One of the thing that sets Kefka apart from other Final Fantasy villains, and one which Goodwin spends a great deal of space talking about, is the fact that Kefka is ultimately successful, halfway through the game, of largely destroying the world, leaving only a handful of survivors. As a plot device this was unprecedented (in video games), yes, but again, the potential emotional impact of this is lost by the fact that the pre-apocalypse world wasn’t really developed that well to start with, and most of the characters you know who die in the game do so before the apocalypse. It creates stark visuals, but little else; players aren’t going to get emotionally invested in “that NPC near the flowers who talked about wanting to travel the world but isn’t there now.” The old line about a single death being a tragedy but a million deaths being a statistic is true; there’s just no reason for players to really care about Kefka’s apocalypse, whereas Aeris’ death in Final Fantasy VII invests not only the protagonist Cloud, but players as well, with a desire to see Sephiroth pay for what he’s done. It doesn’t help that the second half of Final Fantasy VI has very little in the way of narrative structure, in order to give players options in terms of which party members they seek out after the apocalypse to defeat Kefka; what that mechanic gains in open-ended storytelling, it more than loses in its inability to further develop Kefka, whereas Sephiroth continues to develop after killing Aeris in Final Fantasy VII, all the way up to the game’s final battle.

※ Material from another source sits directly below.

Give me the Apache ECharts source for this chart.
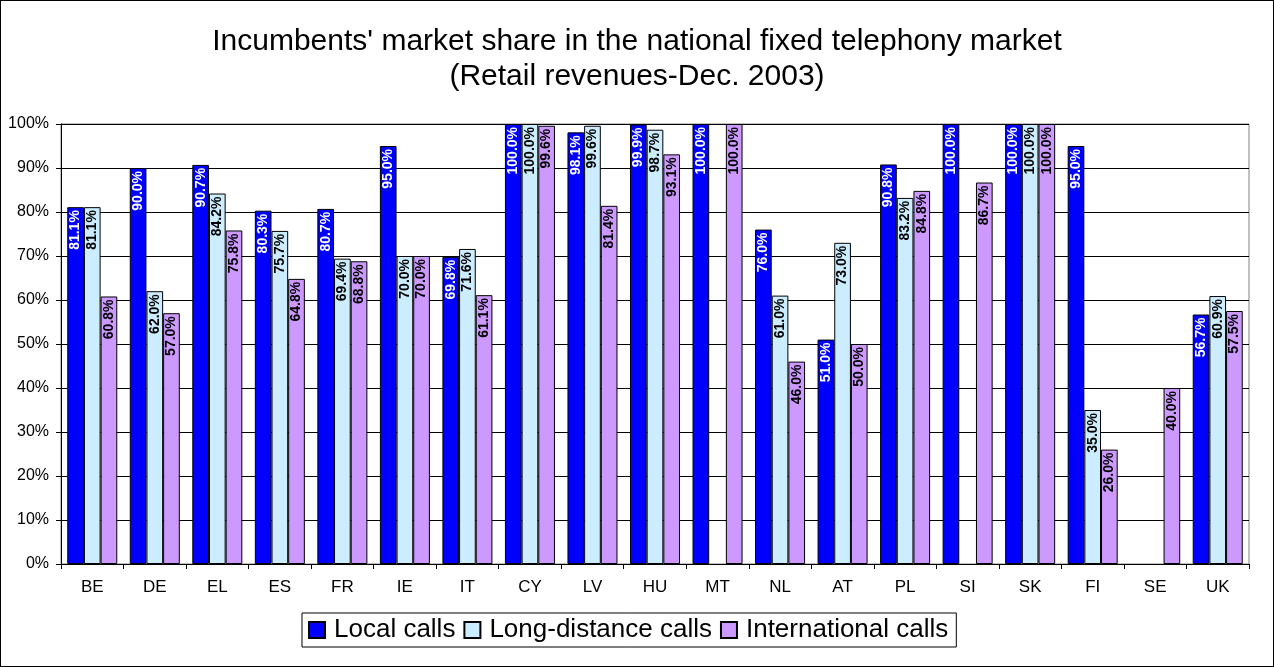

The epilogue after the game’s final battle also shows the danger of having a villain succeed in his apocalyptic vision. Final Fantasy VI doesn’t even have that much of an ending (again, a tradeoff the game developers made when they wanted to let players decide which party members to bring back for the quest to defeat Kefka, since it was basically impossible to write developed endings for all possible party setups), but in the end it feels hollow. There’s no ability to travel back in time and undo all the damage and killing Kefka has done; the world is still a shell of its former self, just a shell that no longer has the big villain to deal with any longer. Contrast that with Final Fantasy VII’s ending, where even after Sephiroth’s death the players still have to watch Meteor rapidly approaching the planet, and players are left with a couple of deliberately ambiguous scenes that allowed them to wonder whether or not the world was saved, and if so, how (possibly even by the dead Aeris). That possibility that the world wasn’t ultimately destroyed by Sephiroth’s actions gave players a sense of really accomplishing something, whereas Final Fantasy VI just ended without a palpable sense of fulfillment.

All of this is just my subjective opinion, of course, and I try not to get involved in these kinds of debates because I do get more involved in them than I should, for reasons I still don’t understand completely. I don’t mean to tick off fans of Final Fantasy VI, and I don’t know what compelled me to respond to Goodwin’s article like this. Maybe I just needed a break from talking about politics for a bit. Still, I had to say something, so there you go.